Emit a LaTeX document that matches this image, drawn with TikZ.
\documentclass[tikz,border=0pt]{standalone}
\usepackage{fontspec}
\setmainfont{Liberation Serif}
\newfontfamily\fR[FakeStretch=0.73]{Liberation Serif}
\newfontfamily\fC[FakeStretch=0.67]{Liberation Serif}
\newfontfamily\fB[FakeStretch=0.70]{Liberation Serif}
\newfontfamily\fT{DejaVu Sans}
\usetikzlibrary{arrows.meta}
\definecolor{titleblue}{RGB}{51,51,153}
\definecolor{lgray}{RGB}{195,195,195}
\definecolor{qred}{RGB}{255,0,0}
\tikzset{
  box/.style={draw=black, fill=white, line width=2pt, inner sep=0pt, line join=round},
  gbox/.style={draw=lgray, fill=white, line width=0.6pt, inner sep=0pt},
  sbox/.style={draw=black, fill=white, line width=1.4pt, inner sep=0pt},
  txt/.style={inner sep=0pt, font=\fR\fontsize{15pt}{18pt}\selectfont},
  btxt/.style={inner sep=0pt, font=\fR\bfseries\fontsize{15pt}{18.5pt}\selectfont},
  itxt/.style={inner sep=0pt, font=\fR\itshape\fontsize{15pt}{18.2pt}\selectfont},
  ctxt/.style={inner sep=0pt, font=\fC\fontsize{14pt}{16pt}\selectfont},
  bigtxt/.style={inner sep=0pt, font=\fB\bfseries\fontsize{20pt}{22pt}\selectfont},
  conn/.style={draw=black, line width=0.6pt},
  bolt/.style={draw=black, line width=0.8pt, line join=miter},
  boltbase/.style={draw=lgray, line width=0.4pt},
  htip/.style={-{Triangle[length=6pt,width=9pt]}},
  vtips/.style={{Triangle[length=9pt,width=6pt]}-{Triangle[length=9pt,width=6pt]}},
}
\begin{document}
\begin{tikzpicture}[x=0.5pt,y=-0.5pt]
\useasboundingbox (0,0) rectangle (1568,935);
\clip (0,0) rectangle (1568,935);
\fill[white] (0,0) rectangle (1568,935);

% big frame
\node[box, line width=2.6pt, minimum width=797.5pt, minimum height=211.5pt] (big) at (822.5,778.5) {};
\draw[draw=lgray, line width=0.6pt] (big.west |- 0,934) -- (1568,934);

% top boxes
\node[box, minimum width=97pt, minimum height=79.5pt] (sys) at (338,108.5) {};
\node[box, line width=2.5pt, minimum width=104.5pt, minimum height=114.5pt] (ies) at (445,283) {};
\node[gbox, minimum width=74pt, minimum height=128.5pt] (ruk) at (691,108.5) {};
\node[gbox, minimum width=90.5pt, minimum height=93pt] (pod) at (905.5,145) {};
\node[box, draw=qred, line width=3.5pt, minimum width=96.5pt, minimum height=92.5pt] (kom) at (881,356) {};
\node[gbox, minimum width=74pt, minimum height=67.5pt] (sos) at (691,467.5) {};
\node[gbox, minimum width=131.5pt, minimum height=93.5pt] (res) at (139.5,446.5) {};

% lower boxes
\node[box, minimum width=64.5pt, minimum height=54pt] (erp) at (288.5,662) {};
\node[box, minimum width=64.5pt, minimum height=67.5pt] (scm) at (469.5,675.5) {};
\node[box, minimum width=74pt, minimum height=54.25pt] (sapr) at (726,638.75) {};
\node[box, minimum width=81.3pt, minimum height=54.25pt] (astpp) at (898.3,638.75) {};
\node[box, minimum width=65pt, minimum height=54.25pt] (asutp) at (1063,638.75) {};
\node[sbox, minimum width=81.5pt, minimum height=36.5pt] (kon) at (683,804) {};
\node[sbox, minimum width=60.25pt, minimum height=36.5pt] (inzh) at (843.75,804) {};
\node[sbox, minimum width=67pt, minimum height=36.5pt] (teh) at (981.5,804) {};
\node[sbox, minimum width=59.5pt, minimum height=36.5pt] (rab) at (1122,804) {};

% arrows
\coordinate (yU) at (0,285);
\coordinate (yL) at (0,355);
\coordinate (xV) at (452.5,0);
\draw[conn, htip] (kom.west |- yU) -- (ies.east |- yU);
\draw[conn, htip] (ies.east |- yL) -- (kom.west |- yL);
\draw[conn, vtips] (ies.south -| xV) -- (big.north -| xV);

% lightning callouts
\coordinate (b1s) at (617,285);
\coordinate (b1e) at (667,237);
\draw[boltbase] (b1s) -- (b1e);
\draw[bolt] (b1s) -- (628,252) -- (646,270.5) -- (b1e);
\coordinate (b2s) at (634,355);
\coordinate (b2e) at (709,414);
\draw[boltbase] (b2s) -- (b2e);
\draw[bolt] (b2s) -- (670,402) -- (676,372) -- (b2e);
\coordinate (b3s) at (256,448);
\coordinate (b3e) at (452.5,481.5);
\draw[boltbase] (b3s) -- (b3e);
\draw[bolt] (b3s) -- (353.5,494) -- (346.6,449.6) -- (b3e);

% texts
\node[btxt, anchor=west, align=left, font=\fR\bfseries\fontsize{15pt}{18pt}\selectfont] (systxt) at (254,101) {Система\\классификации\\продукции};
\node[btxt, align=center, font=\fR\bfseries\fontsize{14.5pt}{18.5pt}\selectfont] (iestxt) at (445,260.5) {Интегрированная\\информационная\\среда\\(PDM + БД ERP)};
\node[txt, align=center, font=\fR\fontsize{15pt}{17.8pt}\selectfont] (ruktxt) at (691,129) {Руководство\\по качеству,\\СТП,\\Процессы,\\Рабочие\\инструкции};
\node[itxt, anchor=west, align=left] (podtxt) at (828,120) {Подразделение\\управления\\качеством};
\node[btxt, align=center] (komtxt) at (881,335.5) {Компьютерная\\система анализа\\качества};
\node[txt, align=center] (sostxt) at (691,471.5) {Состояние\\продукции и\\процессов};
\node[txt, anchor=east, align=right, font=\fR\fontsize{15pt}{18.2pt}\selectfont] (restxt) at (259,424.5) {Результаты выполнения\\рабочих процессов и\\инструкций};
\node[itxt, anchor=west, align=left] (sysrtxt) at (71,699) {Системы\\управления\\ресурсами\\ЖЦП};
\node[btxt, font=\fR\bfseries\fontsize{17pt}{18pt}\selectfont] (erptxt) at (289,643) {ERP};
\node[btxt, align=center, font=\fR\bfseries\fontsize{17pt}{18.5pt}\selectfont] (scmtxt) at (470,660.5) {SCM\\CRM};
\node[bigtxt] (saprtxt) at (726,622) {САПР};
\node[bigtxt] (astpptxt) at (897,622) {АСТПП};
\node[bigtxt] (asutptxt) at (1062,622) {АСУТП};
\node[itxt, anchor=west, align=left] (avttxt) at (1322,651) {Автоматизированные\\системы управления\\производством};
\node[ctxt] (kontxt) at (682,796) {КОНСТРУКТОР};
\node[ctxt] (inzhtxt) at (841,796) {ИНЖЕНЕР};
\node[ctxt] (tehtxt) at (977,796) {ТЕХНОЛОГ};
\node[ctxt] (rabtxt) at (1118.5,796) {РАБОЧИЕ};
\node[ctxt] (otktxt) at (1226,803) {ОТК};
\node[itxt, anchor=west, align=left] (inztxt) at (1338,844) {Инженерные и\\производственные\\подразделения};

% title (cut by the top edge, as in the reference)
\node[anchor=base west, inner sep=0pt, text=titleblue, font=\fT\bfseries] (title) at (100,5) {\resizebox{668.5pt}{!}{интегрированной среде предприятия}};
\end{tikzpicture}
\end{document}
**********
Stated goal
Please return the data above exactly as given.

Reply
Emit a LaTeX document that matches this image, drawn with TikZ.
\documentclass[tikz,border=0pt]{standalone}
\usepackage{fontspec}
\setmainfont{Liberation Serif}
\newfontfamily\fR[FakeStretch=0.73]{Liberation Serif}
\newfontfamily\fC[FakeStretch=0.67]{Liberation Serif}
\newfontfamily\fB[FakeStretch=0.70]{Liberation Serif}
\newfontfamily\fT{DejaVu Sans}
\usetikzlibrary{arrows.meta}
\definecolor{titleblue}{RGB}{51,51,153}
\definecolor{lgray}{RGB}{195,195,195}
\definecolor{qred}{RGB}{255,0,0}
\tikzset{
  box/.style={draw=black, fill=white, line width=2pt, inner sep=0pt, line join=round},
  gbox/.style={draw=lgray, fill=white, line width=0.6pt, inner sep=0pt},
  sbox/.style={draw=black, fill=white, line width=1.4pt, inner sep=0pt},
  txt/.style={inner sep=0pt, font=\fR\fontsize{15pt}{18pt}\selectfont},
  btxt/.style={inner sep=0pt, font=\fR\bfseries\fontsize{15pt}{18.5pt}\selectfont},
  itxt/.style={inner sep=0pt, font=\fR\itshape\fontsize{15pt}{18.2pt}\selectfont},
  ctxt/.style={inner sep=0pt, font=\fC\fontsize{14pt}{16pt}\selectfont},
  bigtxt/.style={inner sep=0pt, font=\fB\bfseries\fontsize{20pt}{22pt}\selectfont},
  conn/.style={draw=black, line width=0.6pt},
  bolt/.style={draw=black, line width=0.8pt, line join=miter},
  boltbase/.style={draw=lgray, line width=0.4pt},
  htip/.style={-{Triangle[length=6pt,width=9pt]}},
  vtips/.style={{Triangle[length=9pt,width=6pt]}-{Triangle[length=9pt,width=6pt]}},
}
\begin{document}
\begin{tikzpicture}[x=0.5pt,y=-0.5pt]
\useasboundingbox (0,0) rectangle (1568,935);
\clip (0,0) rectangle (1568,935);
\fill[white] (0,0) rectangle (1568,935);

% big frame
\node[box, line width=2.6pt, minimum width=797.5pt, minimum height=211.5pt] (big) at (822.5,778.5) {};
\draw[draw=lgray, line width=0.6pt] (big.west |- 0,934) -- (1568,934);

% top boxes
\node[box, minimum width=97pt, minimum height=79.5pt] (sys) at (338,108.5) {};
\node[box, line width=2.5pt, minimum width=104.5pt, minimum height=114.5pt] (ies) at (445,283) {};
\node[gbox, minimum width=74pt, minimum height=128.5pt] (ruk) at (691,108.5) {};
\node[gbox, minimum width=90.5pt, minimum height=93pt] (pod) at (905.5,145) {};
\node[box, draw=qred, line width=3.5pt, minimum width=96.5pt, minimum height=92.5pt] (kom) at (881,356) {};
\node[gbox, minimum width=74pt, minimum height=67.5pt] (sos) at (691,467.5) {};
\node[gbox, minimum width=131.5pt, minimum height=93.5pt] (res) at (139.5,446.5) {};

% lower boxes
\node[box, minimum width=64.5pt, minimum height=54pt] (erp) at (288.5,662) {};
\node[box, minimum width=64.5pt, minimum height=67.5pt] (scm) at (469.5,675.5) {};
\node[box, minimum width=74pt, minimum height=54.25pt] (sapr) at (726,638.75) {};
\node[box, minimum width=81.3pt, minimum height=54.25pt] (astpp) at (898.3,638.75) {};
\node[box, minimum width=65pt, minimum height=54.25pt] (asutp) at (1063,638.75) {};
\node[sbox, minimum width=81.5pt, minimum height=36.5pt] (kon) at (683,804) {};
\node[sbox, minimum width=60.25pt, minimum height=36.5pt] (inzh) at (843.75,804) {};
\node[sbox, minimum width=67pt, minimum height=36.5pt] (teh) at (981.5,804) {};
\node[sbox, minimum width=59.5pt, minimum height=36.5pt] (rab) at (1122,804) {};

% arrows
\coordinate (yU) at (0,285);
\coordinate (yL) at (0,355);
\coordinate (xV) at (452.5,0);
\draw[conn, htip] (kom.west |- yU) -- (ies.east |- yU);
\draw[conn, htip] (ies.east |- yL) -- (kom.west |- yL);
\draw[conn, vtips] (ies.south -| xV) -- (big.north -| xV);

% lightning callouts
\coordinate (b1s) at (617,285);
\coordinate (b1e) at (667,237);
\draw[boltbase] (b1s) -- (b1e);
\draw[bolt] (b1s) -- (628,252) -- (646,270.5) -- (b1e);
\coordinate (b2s) at (634,355);
\coordinate (b2e) at (709,414);
\draw[boltbase] (b2s) -- (b2e);
\draw[bolt] (b2s) -- (670,402) -- (676,372) -- (b2e);
\coordinate (b3s) at (256,448);
\coordinate (b3e) at (452.5,481.5);
\draw[boltbase] (b3s) -- (b3e);
\draw[bolt] (b3s) -- (353.5,494) -- (346.6,449.6) -- (b3e);

% texts
\node[btxt, anchor=west, align=left, font=\fR\bfseries\fontsize{15pt}{18pt}\selectfont] (systxt) at (254,101) {Система\\классификации\\продукции};
\node[btxt, align=center, font=\fR\bfseries\fontsize{14.5pt}{18.5pt}\selectfont] (iestxt) at (445,260.5) {Интегрированная\\информационная\\среда\\(PDM + БД ERP)};
\node[txt, align=center, font=\fR\fontsize{15pt}{17.8pt}\selectfont] (ruktxt) at (691,129) {Руководство\\по качеству,\\СТП,\\Процессы,\\Рабочие\\инструкции};
\node[itxt, anchor=west, align=left] (podtxt) at (828,120) {Подразделение\\управления\\качеством};
\node[btxt, align=center] (komtxt) at (881,335.5) {Компьютерная\\система анализа\\качества};
\node[txt, align=center] (sostxt) at (691,471.5) {Состояние\\продукции и\\процессов};
\node[txt, anchor=east, align=right, font=\fR\fontsize{15pt}{18.2pt}\selectfont] (restxt) at (259,424.5) {Результаты выполнения\\рабочих процессов и\\инструкций};
\node[itxt, anchor=west, align=left] (sysrtxt) at (71,699) {Системы\\управления\\ресурсами\\ЖЦП};
\node[btxt, font=\fR\bfseries\fontsize{17pt}{18pt}\selectfont] (erptxt) at (289,643) {ERP};
\node[btxt, align=center, font=\fR\bfseries\fontsize{17pt}{18.5pt}\selectfont] (scmtxt) at (470,660.5) {SCM\\CRM};
\node[bigtxt] (saprtxt) at (726,622) {САПР};
\node[bigtxt] (astpptxt) at (897,622) {АСТПП};
\node[bigtxt] (asutptxt) at (1062,622) {АСУТП};
\node[itxt, anchor=west, align=left] (avttxt) at (1322,651) {Автоматизированные\\системы управления\\производством};
\node[ctxt] (kontxt) at (682,796) {КОНСТРУКТОР};
\node[ctxt] (inzhtxt) at (841,796) {ИНЖЕНЕР};
\node[ctxt] (tehtxt) at (977,796) {ТЕХНОЛОГ};
\node[ctxt] (rabtxt) at (1118.5,796) {РАБОЧИЕ};
\node[ctxt] (otktxt) at (1226,803) {ОТК};
\node[itxt, anchor=west, align=left] (inztxt) at (1338,844) {Инженерные и\\производственные\\подразделения};

% title (cut by the top edge, as in the reference)
\node[anchor=base west, inner sep=0pt, text=titleblue, font=\fT\bfseries] (title) at (100,5) {\resizebox{668.5pt}{!}{интегрированной среде предприятия}};
\end{tikzpicture}
\end{document}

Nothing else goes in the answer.